## GIVEN TASK
Copy, character for character, the lines running from the one with "The picture is" to the one with "plt.rcParams['ytick.color'] = 'black'", ends included. Leave out every other line.

## RECORDED DATA
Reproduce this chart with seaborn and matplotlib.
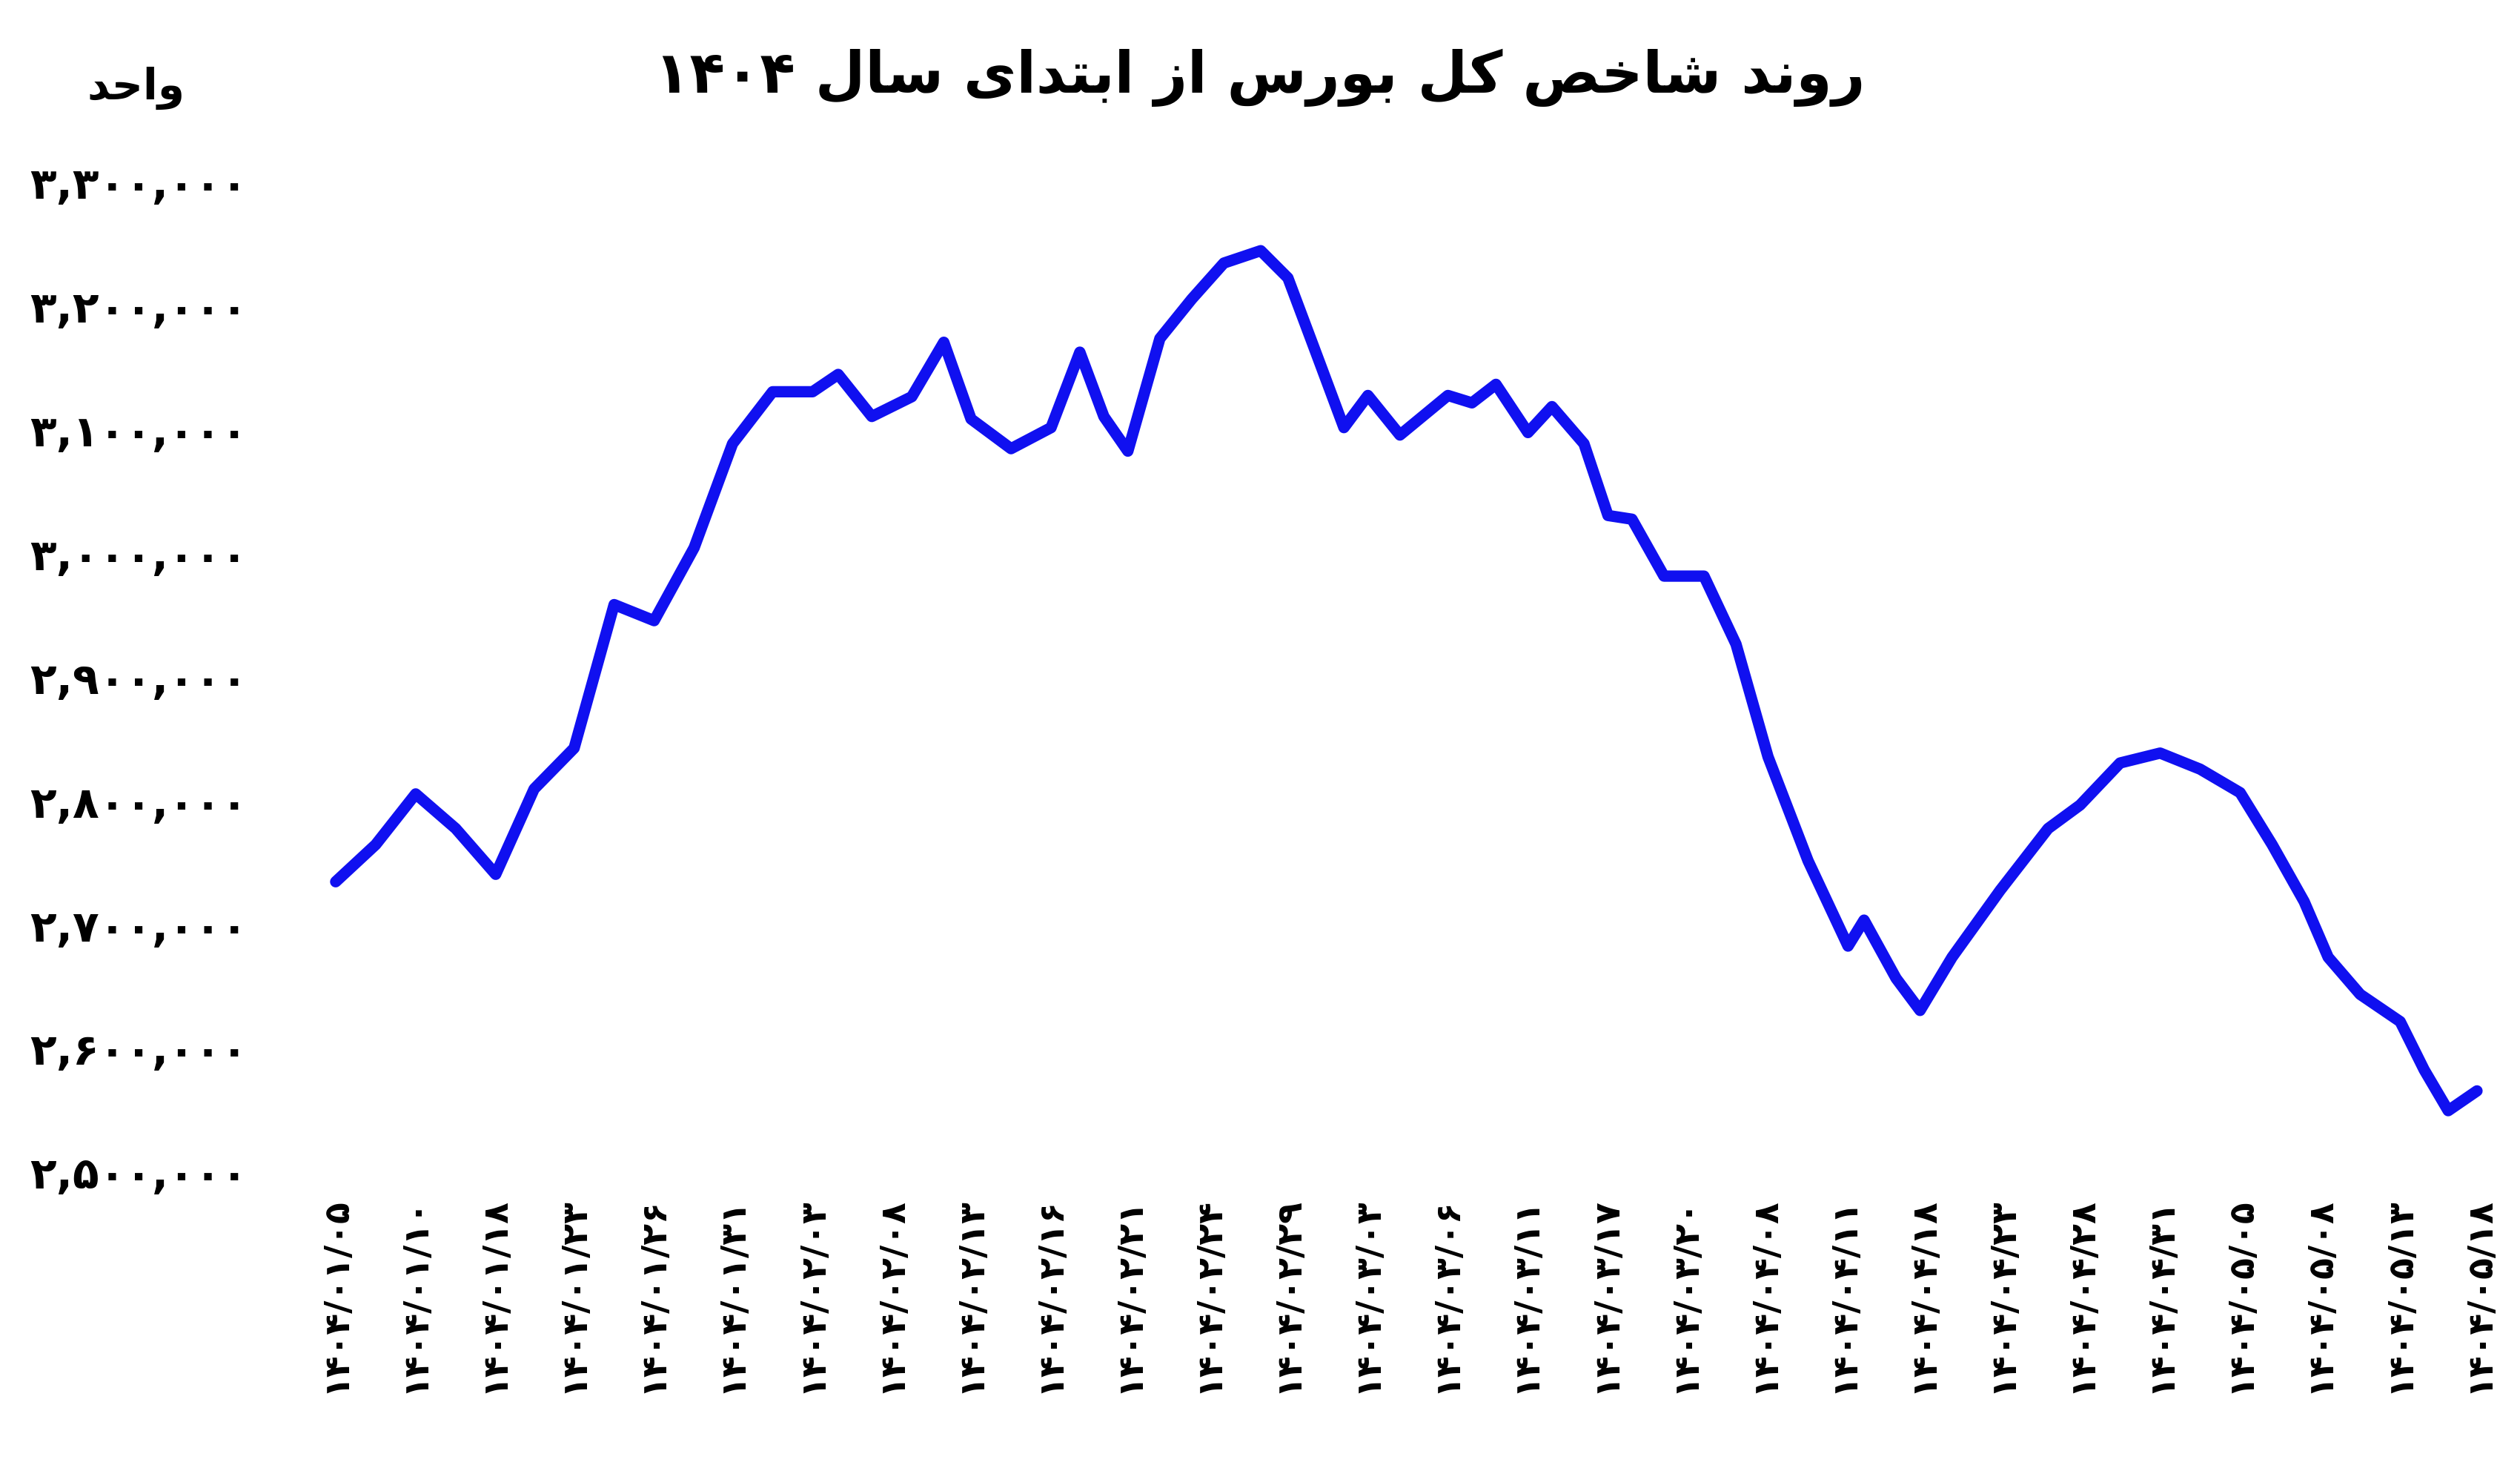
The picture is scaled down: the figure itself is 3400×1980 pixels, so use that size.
import matplotlib
matplotlib.use("Agg")
import matplotlib.pyplot as plt
import seaborn as sns

sns.set_theme(style="white")
plt.rcParams['font.family'] = ['DejaVu Sans', 'Noto Sans']
plt.rcParams['text.color'] = 'black'
plt.rcParams['xtick.color'] = 'black'
plt.rcParams['ytick.color'] = 'black'

# ---- data ----
date_labels = ["01/05","01/10","01/18","01/23","01/26","01/31","02/03","02/08","02/13","02/16",
               "02/21","02/24","02/29","03/03","03/06","03/11","03/17","03/20","04/08","04/11",
               "04/18","04/23","04/28","04/31","05/05","05/08","05/13","05/18"]
px = [210,235,260,285,310,334,359,384,409,434,458,483,508,524,545,570,590,607,632,657,675,690,705,
      725,745,765,788,805,825,840,855,875,905,920,935,955,970,990,1005,1020,1040,1065,1085,1105,1130,
      1155,1165,1185,1200,1220,1250,1280,1300,1325,1350,1375,1400,1420,1440,1455,1475,1500,1515,1530,1548]
values = [2.734,2.764,2.805,2.777,2.740,2.809,2.842,2.958,2.945,3.004,3.088,3.130,3.130,3.144,3.110,
          3.126,3.170,3.108,3.084,3.101,3.162,3.110,3.082,3.173,3.205,3.234,3.244,3.222,3.153,3.101,
          3.127,3.095,3.127,3.121,3.136,3.097,3.118,3.088,3.030,3.027,2.981,2.981,2.926,2.835,2.751,
          2.682,2.703,2.656,2.630,2.673,2.727,2.777,2.796,2.830,2.838,2.825,2.806,2.764,2.718,2.673,
          2.643,2.621,2.582,2.549,2.565]
x_pos = [(p - 210) / 49.6 for p in px]
y_vals = [v * 1e6 for v in values]
y_ticks = [2.5e6, 2.6e6, 2.7e6, 2.8e6, 2.9e6, 3.0e6, 3.1e6, 3.2e6, 3.3e6]

# ---- helpers ----
FA = str.maketrans("0123456789", "۰۱۲۳۴۵۶۷۸۹")
def fa(s): return s.translate(FA)

FORMS = {
 'ا': ('\uFE8D','\uFE8E',None,None), 'ب': ('\uFE8F','\uFE90','\uFE91','\uFE92'),
 'ت': ('\uFE95','\uFE96','\uFE97','\uFE98'), 'ح': ('\uFEA1','\uFEA2','\uFEA3','\uFEA4'),
 'خ': ('\uFEA5','\uFEA6','\uFEA7','\uFEA8'), 'د': ('\uFEA9','\uFEAA',None,None),
 'ر': ('\uFEAD','\uFEAE',None,None), 'ز': ('\uFEAF','\uFEB0',None,None),
 'س': ('\uFEB1','\uFEB2','\uFEB3','\uFEB4'), 'ش': ('\uFEB5','\uFEB6','\uFEB7','\uFEB8'),
 'ص': ('\uFEB9','\uFEBA','\uFEBB','\uFEBC'), 'ل': ('\uFEDD','\uFEDE','\uFEDF','\uFEE0'),
 'ن': ('\uFEE5','\uFEE6','\uFEE7','\uFEE8'), 'و': ('\uFEED','\uFEEE',None,None),
 'ی': ('\uFBFC','\uFBFD','\uFBFE','\uFBFF'), 'ک': ('\uFB8E','\uFB8F','\uFB90','\uFB91'),
 'لا': ('\uFEFB','\uFEFC',None,None),
}
def shape_word(w):
    chars = []
    i = 0
    while i < len(w):
        if w[i] == 'ل' and i + 1 < len(w) and w[i+1] == 'ا':
            chars.append('لا'); i += 2
        else:
            chars.append(w[i]); i += 1
    out = []
    for j, c in enumerate(chars):
        if c not in FORMS:
            out.append(c); continue
        f = FORMS[c]
        prev_joins = j > 0 and chars[j-1] in FORMS and FORMS[chars[j-1]][2] is not None
        next_exists = j + 1 < len(chars) and chars[j+1] in FORMS
        can_next = f[2] is not None and next_exists
        if prev_joins and can_next: out.append(f[3])
        elif prev_joins: out.append(f[1])
        elif can_next: out.append(f[2])
        else: out.append(f[0])
    return ''.join(out)[::-1]
def rtl(text):
    words = text.split(' ')
    res = []
    for w in words:
        if all(ch in "۰۱۲۳۴۵۶۷۸۹0123456789" for ch in w):
            res.append(w)
        else:
            res.append(shape_word(w))
    return ' '.join(res[::-1])

# ---- plot ----
fig = plt.figure(figsize=(17, 9.905), dpi=200)
ax = fig.add_axes([0.108, 0.202, 0.882, 0.674])
sns.lineplot(x=x_pos, y=y_vals, ax=ax, color="#1010f0", linewidth=5.5, sort=False,
             solid_joinstyle='round', solid_capstyle='round')
ax.set_ylim(2.5e6, 3.3e6)
ax.set_xlim(-0.8, 27.2)
for s in ax.spines.values():
    s.set_visible(False)
ax.grid(False)
ax.set_yticks(y_ticks)
ax.set_yticklabels([fa(f"{int(t):,}") for t in y_ticks], fontsize=21, fontweight='bold')
ax.set_xticks(range(len(date_labels)))
ax.set_xticklabels([fa("1404/" + d) for d in date_labels], rotation=90, fontsize=17, fontweight='bold')
ax.tick_params(axis='both', length=0, pad=12)
ax.set_xlabel(""); ax.set_ylabel("")

fig.text(0.5, 0.947, rtl("روند شاخص کل بورس از ابتدای سال " + fa("1404")),
         ha='center', va='center', fontsize=28, fontweight='bold', color='black')
fig.text(0.054, 0.94, rtl("واحد"), ha='center', va='center', fontsize=21, fontweight='bold', color='black')

fig.savefig("out.png", dpi=200, facecolor='white')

## THE RESULT
The picture is scaled down: the figure itself is 3400×1980 pixels, so use that size.
import matplotlib
matplotlib.use("Agg")
import matplotlib.pyplot as plt
import seaborn as sns

sns.set_theme(style="white")
plt.rcParams['font.family'] = ['DejaVu Sans', 'Noto Sans']
plt.rcParams['text.color'] = 'black'
plt.rcParams['xtick.color'] = 'black'
plt.rcParams['ytick.color'] = 'black'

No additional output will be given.